Leonard L. (Chick) LaPointe, Ph.D. received
his Bachelor’s degree from Michigan State University and his
Master’s and Doctoral degrees from the University of Colorado.
He currently occupies an endowed distinguished professor chair,
the Francis Eppes Professor of Communication Disorders, at Florida
State University in Tallahassee. He also serves an invited term
as Annual Visiting Professor in the School of Health Rehabilitation
Sciences at the University of Queensland, Brisbane, Australia. He
recently served as a Visiting Research Professor at the University
of Hong Kong. His research focus is in the area of neurological
disorders of communication and cognition. He is the founding and
current Editor-in-Chief of the Journal of Medical Speech-Language
Pathology.
Dr. LaPointe has authored or co-authored 5 books,
35 book chapters, over 80 journal articles, and presented more than
400 papers, lectures, or invited workshops in the United States,
the former Soviet Union, several countries in Europe, Japan, Hong
Kong, Australia, and the South American countries of Colombia, Argentina,
and Brazil. He has received the Honors of the Arizona Speech-Language-Hearing
Association, the American Speech-Language-Hearing Association and
the Academy of Neurological Communication Disorders and Sciences,
and the Clinical Career Award from the Florida Society of Speech
Language Pathologists and Audiologists.
He enjoys salt water, music, wine and the culinary
arts, reading, writing, humor, the cultivation of optimism and the
absurd, and is the author of Blood Ice, A novel published by AuthorHouse.com
|
|
Travis T. Threats, Ph.D. is the chair
and an associate professor in the Department of Communication Sciences
and Disorders at Saint Louis University, where he teaches courses
in neurogenic communication disorders and dysphagia. He has written
and presented extensively concerning his three main scholarly interests:
the ICF, evidence based practice, and health care ethics.

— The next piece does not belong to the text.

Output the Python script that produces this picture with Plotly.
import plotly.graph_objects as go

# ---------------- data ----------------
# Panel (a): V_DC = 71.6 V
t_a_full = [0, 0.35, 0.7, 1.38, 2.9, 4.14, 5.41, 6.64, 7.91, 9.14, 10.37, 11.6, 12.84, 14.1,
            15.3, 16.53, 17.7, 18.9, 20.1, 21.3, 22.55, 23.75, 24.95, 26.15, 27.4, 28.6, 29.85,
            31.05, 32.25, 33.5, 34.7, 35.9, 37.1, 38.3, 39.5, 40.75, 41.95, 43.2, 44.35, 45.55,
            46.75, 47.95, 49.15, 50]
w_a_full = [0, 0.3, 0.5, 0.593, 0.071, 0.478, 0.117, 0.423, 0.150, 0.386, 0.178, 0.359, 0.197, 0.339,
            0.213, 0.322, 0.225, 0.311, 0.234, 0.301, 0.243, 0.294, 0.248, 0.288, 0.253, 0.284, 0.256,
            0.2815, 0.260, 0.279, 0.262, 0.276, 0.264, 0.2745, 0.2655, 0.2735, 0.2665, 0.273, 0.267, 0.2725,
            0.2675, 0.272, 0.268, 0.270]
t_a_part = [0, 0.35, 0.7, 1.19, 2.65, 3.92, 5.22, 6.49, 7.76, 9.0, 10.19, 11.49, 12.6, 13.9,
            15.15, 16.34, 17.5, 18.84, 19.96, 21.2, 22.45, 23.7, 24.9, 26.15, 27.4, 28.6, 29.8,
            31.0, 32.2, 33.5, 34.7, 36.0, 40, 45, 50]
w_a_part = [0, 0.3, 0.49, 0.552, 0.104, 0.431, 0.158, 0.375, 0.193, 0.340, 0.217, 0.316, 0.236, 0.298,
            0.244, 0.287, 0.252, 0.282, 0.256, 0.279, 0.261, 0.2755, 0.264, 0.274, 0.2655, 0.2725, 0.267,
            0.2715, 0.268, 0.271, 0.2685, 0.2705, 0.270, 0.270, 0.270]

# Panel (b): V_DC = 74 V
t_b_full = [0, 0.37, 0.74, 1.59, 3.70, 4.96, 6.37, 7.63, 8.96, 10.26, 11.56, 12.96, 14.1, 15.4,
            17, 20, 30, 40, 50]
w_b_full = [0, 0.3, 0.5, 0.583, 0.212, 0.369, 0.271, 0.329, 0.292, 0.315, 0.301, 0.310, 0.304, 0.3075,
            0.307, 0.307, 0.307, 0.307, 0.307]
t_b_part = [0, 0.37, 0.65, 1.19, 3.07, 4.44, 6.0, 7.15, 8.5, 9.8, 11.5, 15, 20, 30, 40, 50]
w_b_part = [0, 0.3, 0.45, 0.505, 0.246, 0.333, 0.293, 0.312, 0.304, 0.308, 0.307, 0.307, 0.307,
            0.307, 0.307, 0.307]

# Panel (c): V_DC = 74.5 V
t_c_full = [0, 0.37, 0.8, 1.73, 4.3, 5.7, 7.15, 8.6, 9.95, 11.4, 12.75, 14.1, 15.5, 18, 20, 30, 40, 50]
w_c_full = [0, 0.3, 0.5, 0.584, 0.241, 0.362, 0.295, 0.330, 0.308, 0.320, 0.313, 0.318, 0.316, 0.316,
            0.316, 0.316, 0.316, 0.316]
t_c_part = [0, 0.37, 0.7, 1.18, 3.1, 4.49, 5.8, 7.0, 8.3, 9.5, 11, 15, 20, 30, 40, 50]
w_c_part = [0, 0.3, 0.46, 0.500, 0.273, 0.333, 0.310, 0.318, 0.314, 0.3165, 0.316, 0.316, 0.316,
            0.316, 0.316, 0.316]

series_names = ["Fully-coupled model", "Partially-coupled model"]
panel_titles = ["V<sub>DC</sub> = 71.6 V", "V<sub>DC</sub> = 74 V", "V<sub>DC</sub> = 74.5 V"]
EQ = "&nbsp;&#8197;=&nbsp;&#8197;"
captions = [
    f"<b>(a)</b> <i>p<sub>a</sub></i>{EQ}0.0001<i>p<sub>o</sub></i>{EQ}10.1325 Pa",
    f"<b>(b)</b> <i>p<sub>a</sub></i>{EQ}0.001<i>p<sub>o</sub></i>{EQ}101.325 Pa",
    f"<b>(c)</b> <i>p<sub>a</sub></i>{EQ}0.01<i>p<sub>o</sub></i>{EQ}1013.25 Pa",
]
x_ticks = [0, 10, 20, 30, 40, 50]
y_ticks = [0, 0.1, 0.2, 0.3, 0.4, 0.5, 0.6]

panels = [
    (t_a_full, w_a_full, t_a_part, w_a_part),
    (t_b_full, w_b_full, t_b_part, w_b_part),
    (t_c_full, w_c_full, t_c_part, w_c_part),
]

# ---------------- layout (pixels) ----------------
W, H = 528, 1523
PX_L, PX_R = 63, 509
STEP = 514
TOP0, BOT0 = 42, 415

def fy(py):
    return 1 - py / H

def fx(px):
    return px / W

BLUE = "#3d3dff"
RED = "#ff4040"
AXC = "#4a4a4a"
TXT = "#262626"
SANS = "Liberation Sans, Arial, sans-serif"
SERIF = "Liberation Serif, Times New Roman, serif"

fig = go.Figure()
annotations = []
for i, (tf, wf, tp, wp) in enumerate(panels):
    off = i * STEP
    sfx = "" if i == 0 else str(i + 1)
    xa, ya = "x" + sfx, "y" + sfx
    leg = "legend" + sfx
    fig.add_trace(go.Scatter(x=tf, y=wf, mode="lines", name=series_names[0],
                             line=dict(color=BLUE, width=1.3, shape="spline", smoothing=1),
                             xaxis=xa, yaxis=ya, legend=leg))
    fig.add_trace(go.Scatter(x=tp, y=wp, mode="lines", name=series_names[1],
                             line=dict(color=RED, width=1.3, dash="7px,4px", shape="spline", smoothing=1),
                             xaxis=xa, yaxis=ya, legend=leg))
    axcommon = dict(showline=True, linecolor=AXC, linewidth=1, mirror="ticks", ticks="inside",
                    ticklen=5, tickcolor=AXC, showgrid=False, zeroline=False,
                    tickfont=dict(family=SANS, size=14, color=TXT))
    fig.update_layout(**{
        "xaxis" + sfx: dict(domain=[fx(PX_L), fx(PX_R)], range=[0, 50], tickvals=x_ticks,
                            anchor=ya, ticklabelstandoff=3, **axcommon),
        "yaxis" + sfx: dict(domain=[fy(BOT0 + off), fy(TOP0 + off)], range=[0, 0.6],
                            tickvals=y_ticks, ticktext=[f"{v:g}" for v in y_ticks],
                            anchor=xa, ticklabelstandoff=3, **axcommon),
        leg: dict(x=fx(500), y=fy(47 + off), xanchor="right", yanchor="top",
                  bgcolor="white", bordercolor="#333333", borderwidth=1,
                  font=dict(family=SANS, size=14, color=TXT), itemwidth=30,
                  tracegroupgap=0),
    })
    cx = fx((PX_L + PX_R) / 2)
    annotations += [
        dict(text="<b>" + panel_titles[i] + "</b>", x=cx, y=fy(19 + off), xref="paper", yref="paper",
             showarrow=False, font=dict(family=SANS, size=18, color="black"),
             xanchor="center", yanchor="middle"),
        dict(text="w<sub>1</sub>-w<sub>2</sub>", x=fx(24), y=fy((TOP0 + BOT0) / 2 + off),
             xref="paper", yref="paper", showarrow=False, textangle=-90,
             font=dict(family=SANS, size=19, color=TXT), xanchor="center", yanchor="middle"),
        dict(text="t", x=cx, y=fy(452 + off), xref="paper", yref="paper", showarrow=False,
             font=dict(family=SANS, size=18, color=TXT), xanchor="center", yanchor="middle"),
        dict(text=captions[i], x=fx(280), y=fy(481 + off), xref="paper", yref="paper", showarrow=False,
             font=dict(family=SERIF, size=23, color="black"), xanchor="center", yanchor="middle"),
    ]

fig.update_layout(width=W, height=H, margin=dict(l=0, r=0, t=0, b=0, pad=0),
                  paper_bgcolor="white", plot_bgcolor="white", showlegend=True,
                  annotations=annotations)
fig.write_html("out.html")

He has worked with the World Health Organization
(WHO) in development of its 2001 International Classification of
Functioning, Disability, and Health (ICF). He has served as ASHA’s
representative liaison to the WHO since 1999. He is currently the
Senior Consultant for the American Psychological Association in
the joint WHO/APA project to develop and write a book on the clinical
use of the ICF. He also currently serves on ASHA’s Advisory
Committee for Evidence Based Practice, and Academy of Neurologic
Communication Disorders and Science’s (ANCDS) Ethics Committee.
|
|
Wendy Rinaldi, Ph.D. is a speech and language therapist with extensive
experience in special needs. She was one of the first SLTs in the
UK to work with teenagers with specific language disorders and her
Ph.D. looked at pragmatic comprehension in this group (International
Journal of Communication Disorders, 35, 1, 1-30). Most of Wendy’s
work as a therapist has been in education and she has had a series
of language-based programmes published. These are now being implemented
in schools, colleges and specialist services across the UK and internationally.

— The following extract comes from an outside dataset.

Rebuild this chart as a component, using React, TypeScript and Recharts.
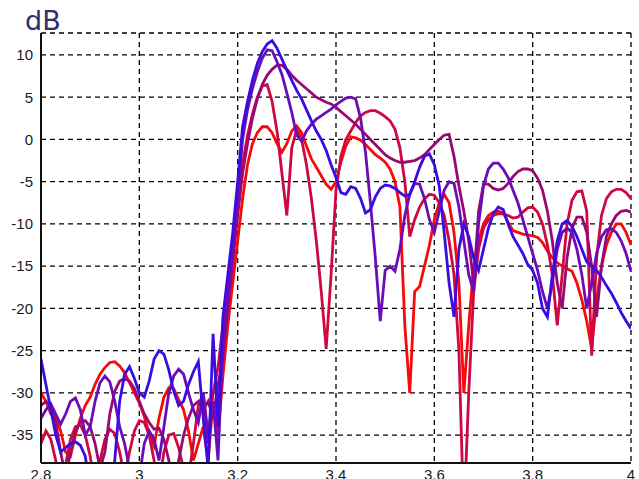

Her best known work, Social Use of Language Programme, addresses
issues of social behaviour and emotional well being from a communication
and thinking skills perspective.
Recently, Wendy has been a member of a working party
to develop guidelines for special needs to accompany the Primary
National Strategy’s document: Speaking, Listening and Learning
(DfES).
Wendy currently works freelance
as an adviser to professionals in health and education across the
British Isles. She has lectured widely in Britain but the NZSTA
conference will be her first venture abroad!

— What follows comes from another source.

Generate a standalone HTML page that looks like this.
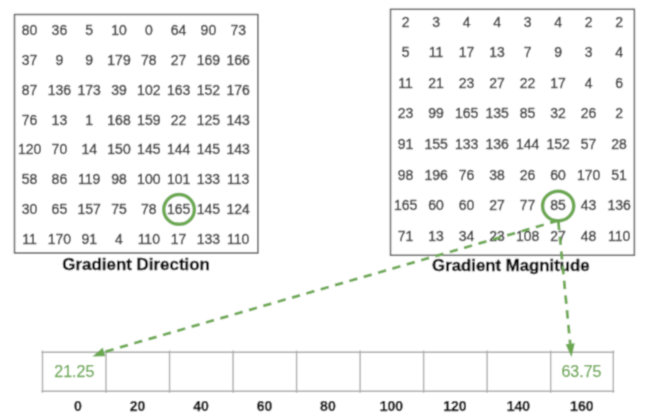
<!DOCTYPE html>
<html><head><meta charset="utf-8"><style>
html,body{margin:0;padding:0;background:#fff;}
svg{display:block;}
</style></head><body>
<svg width="648" height="420" viewBox="0 0 648 420">
<defs><filter id="bl" x="0" y="0" width="648" height="420" filterUnits="userSpaceOnUse"><feConvolveMatrix order="3" kernelMatrix="0.04 0.12 0.04 0.12 0.36 0.12 0.04 0.12 0.04" edgeMode="duplicate"/></filter></defs>
<g filter="url(#bl)">
<rect x="0" y="0" width="648" height="420" fill="#fff"/>
<g fill="none" stroke="#5a5a5a" stroke-width="1.5">
<rect x="14.5" y="14.5" width="243.4" height="238.5"/>
<rect x="390.5" y="9.3" width="243.9" height="246.0"/>
</g>
<g font-family="'Liberation Sans', sans-serif" font-size="14" fill="#383838" stroke="#383838" stroke-width="0.4" text-anchor="middle">
<text x="29.60" y="35.00">80</text>
<text x="59.40" y="35.00">36</text>
<text x="89.20" y="35.00">5</text>
<text x="119.00" y="35.00">10</text>
<text x="148.80" y="35.00">0</text>
<text x="178.60" y="35.00">64</text>
<text x="208.40" y="35.00">90</text>
<text x="238.20" y="35.00">73</text>
<text x="29.60" y="64.85">37</text>
<text x="59.40" y="64.85">9</text>
<text x="89.20" y="64.85">9</text>
<text x="119.00" y="64.85">179</text>
<text x="148.80" y="64.85">78</text>
<text x="178.60" y="64.85">27</text>
<text x="208.40" y="64.85">169</text>
<text x="238.20" y="64.85">166</text>
<text x="29.60" y="94.70">87</text>
<text x="59.40" y="94.70">136</text>
<text x="89.20" y="94.70">173</text>
<text x="119.00" y="94.70">39</text>
<text x="148.80" y="94.70">102</text>
<text x="178.60" y="94.70">163</text>
<text x="208.40" y="94.70">152</text>
<text x="238.20" y="94.70">176</text>
<text x="29.60" y="124.55">76</text>
<text x="59.40" y="124.55">13</text>
<text x="89.20" y="124.55">1</text>
<text x="119.00" y="124.55">168</text>
<text x="148.80" y="124.55">159</text>
<text x="178.60" y="124.55">22</text>
<text x="208.40" y="124.55">125</text>
<text x="238.20" y="124.55">143</text>
<text x="29.60" y="154.40">120</text>
<text x="59.40" y="154.40">70</text>
<text x="89.20" y="154.40">14</text>
<text x="119.00" y="154.40">150</text>
<text x="148.80" y="154.40">145</text>
<text x="178.60" y="154.40">144</text>
<text x="208.40" y="154.40">145</text>
<text x="238.20" y="154.40">143</text>
<text x="29.60" y="184.25">58</text>
<text x="59.40" y="184.25">86</text>
<text x="89.20" y="184.25">119</text>
<text x="119.00" y="184.25">98</text>
<text x="148.80" y="184.25">100</text>
<text x="178.60" y="184.25">101</text>
<text x="208.40" y="184.25">133</text>
<text x="238.20" y="184.25">113</text>
<text x="29.60" y="214.10">30</text>
<text x="59.40" y="214.10">65</text>
<text x="89.20" y="214.10">157</text>
<text x="119.00" y="214.10">75</text>
<text x="148.80" y="214.10">78</text>
<text x="178.60" y="214.10">165</text>
<text x="208.40" y="214.10">145</text>
<text x="238.20" y="214.10">124</text>
<text x="29.60" y="243.95">11</text>
<text x="59.40" y="243.95">170</text>
<text x="89.20" y="243.95">91</text>
<text x="119.00" y="243.95">4</text>
<text x="148.80" y="243.95">110</text>
<text x="178.60" y="243.95">17</text>
<text x="208.40" y="243.95">133</text>
<text x="238.20" y="243.95">110</text>
<text x="405.60" y="26.50">2</text>
<text x="436.10" y="26.50">3</text>
<text x="466.60" y="26.50">4</text>
<text x="497.10" y="26.50">4</text>
<text x="527.60" y="26.50">3</text>
<text x="558.10" y="26.50">4</text>
<text x="588.60" y="26.50">2</text>
<text x="619.10" y="26.50">2</text>
<text x="405.60" y="57.10">5</text>
<text x="436.10" y="57.10">11</text>
<text x="466.60" y="57.10">17</text>
<text x="497.10" y="57.10">13</text>
<text x="527.60" y="57.10">7</text>
<text x="558.10" y="57.10">9</text>
<text x="588.60" y="57.10">3</text>
<text x="619.10" y="57.10">4</text>
<text x="405.60" y="87.70">11</text>
<text x="436.10" y="87.70">21</text>
<text x="466.60" y="87.70">23</text>
<text x="497.10" y="87.70">27</text>
<text x="527.60" y="87.70">22</text>
<text x="558.10" y="87.70">17</text>
<text x="588.60" y="87.70">4</text>
<text x="619.10" y="87.70">6</text>
<text x="405.60" y="118.30">23</text>
<text x="436.10" y="118.30">99</text>
<text x="466.60" y="118.30">165</text>
<text x="497.10" y="118.30">135</text>
<text x="527.60" y="118.30">85</text>
<text x="558.10" y="118.30">32</text>
<text x="588.60" y="118.30">26</text>
<text x="619.10" y="118.30">2</text>
<text x="405.60" y="148.90">91</text>
<text x="436.10" y="148.90">155</text>
<text x="466.60" y="148.90">133</text>
<text x="497.10" y="148.90">136</text>
<text x="527.60" y="148.90">144</text>
<text x="558.10" y="148.90">152</text>
<text x="588.60" y="148.90">57</text>
<text x="619.10" y="148.90">28</text>
<text x="405.60" y="179.50">98</text>
<text x="436.10" y="179.50">196</text>
<text x="466.60" y="179.50">76</text>
<text x="497.10" y="179.50">38</text>
<text x="527.60" y="179.50">26</text>
<text x="558.10" y="179.50">60</text>
<text x="588.60" y="179.50">170</text>
<text x="619.10" y="179.50">51</text>
<text x="405.60" y="210.10">165</text>
<text x="436.10" y="210.10">60</text>
<text x="466.60" y="210.10">60</text>
<text x="497.10" y="210.10">27</text>
<text x="527.60" y="210.10">77</text>
<text x="558.10" y="210.10">85</text>
<text x="588.60" y="210.10">43</text>
<text x="619.10" y="210.10">136</text>
<text x="405.60" y="240.70">71</text>
<text x="436.10" y="240.70">13</text>
<text x="466.60" y="240.70">34</text>
<text x="497.10" y="240.70">23</text>
<text x="527.60" y="240.70">108</text>
<text x="558.10" y="240.70">27</text>
<text x="588.60" y="240.70">48</text>
<text x="619.10" y="240.70">110</text>
</g>
<g font-family="'Liberation Sans', sans-serif" font-size="16.4" font-weight="bold" fill="#000" stroke="#000" stroke-width="0.35">
<text x="62.3" y="270.4" textLength="147.6" lengthAdjust="spacingAndGlyphs">Gradient Direction</text>
<text x="432.1" y="270.6" textLength="157.5" lengthAdjust="spacingAndGlyphs">Gradient Magnitude</text>
</g>
<g fill="none" stroke="#6aa84f" stroke-width="3.5">
<ellipse cx="179.05" cy="209.4" rx="15.3" ry="14.85"/>
<ellipse cx="558.15" cy="205.95" rx="15.6" ry="14.8"/>
</g>
<g fill="none" stroke="#aaaaaa" stroke-width="1.4">
<line x1="41.50" y1="352.3" x2="614.30" y2="352.3"/>
<line x1="41.50" y1="391.2" x2="614.30" y2="391.2"/>
<line x1="42.50" y1="350.6" x2="42.50" y2="392.8"/>
<line x1="613.30" y1="350.6" x2="613.30" y2="392.8"/>
<line x1="106.02" y1="350.6" x2="106.02" y2="392.8"/>
<line x1="169.54" y1="350.6" x2="169.54" y2="392.8"/>
<line x1="233.06" y1="350.6" x2="233.06" y2="392.8"/>
<line x1="296.58" y1="350.6" x2="296.58" y2="392.8"/>
<line x1="360.10" y1="350.6" x2="360.10" y2="392.8"/>
<line x1="423.62" y1="350.6" x2="423.62" y2="392.8"/>
<line x1="487.14" y1="350.6" x2="487.14" y2="392.8"/>
<line x1="550.66" y1="350.6" x2="550.66" y2="392.8"/>
</g>
<g fill="none" stroke="#6aa84f" stroke-width="2.8">
<g stroke-dasharray="8.4 6.53" stroke-dashoffset="0.4"><line x1="557.80" y1="220.70" x2="104.31" y2="351.93"/></g>
<g stroke-dasharray="8.4 6.4" stroke-dashoffset="0.2"><line x1="558.40" y1="222.00" x2="570.25" y2="344.26"/></g>
</g>
<g fill="#6aa84f">
<polygon points="92.4,356.4 102.8,347.5 105.2,356.2"/>
<polygon points="571.50,357.20 565.62,344.21 574.78,343.32"/>
</g>
<g font-family="'Liberation Sans', sans-serif" font-size="16" fill="#6aa84f" stroke="#6aa84f" stroke-width="0.25" text-anchor="middle">
<text x="74.3" y="376.8">21.25</text>
<text x="581.5" y="376.5">63.75</text>
</g>
<g font-family="'Liberation Sans', sans-serif" font-size="14" font-weight="bold" fill="#000" stroke="#000" stroke-width="0.25" text-anchor="middle">
<text x="77.90" y="410.9">0</text>
<text x="137.50" y="410.9">20</text>
<text x="200.97" y="410.9">40</text>
<text x="264.44" y="410.9">60</text>
<text x="327.91" y="410.9">80</text>
<text x="391.38" y="410.9">100</text>
<text x="454.85" y="410.9">120</text>
<text x="518.32" y="410.9">140</text>
<text x="581.79" y="410.9">160</text>
</g>
</g>
</svg>
</body></html>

You can find out more about Wendy's communication
programmes on the following website : www.wendyrinaldi.com
|
|
Glenn Colquhoun is a doctor, poet and
children's writer. His first collection The art of walking upright
won the Jessie Mackay best first book of poetry award at the 2000
Montana book awards. Playing God, his third collection, won the
poetry section of the same awards in 2003 as well as the reader's
choice award that year.
He has also written three children's
picture books and published an essay with Four Winds Press entitled
Jumping ship. In 2004 he was awarded the Prize in modern letters.
He works as a GP on the Kapiti Coast.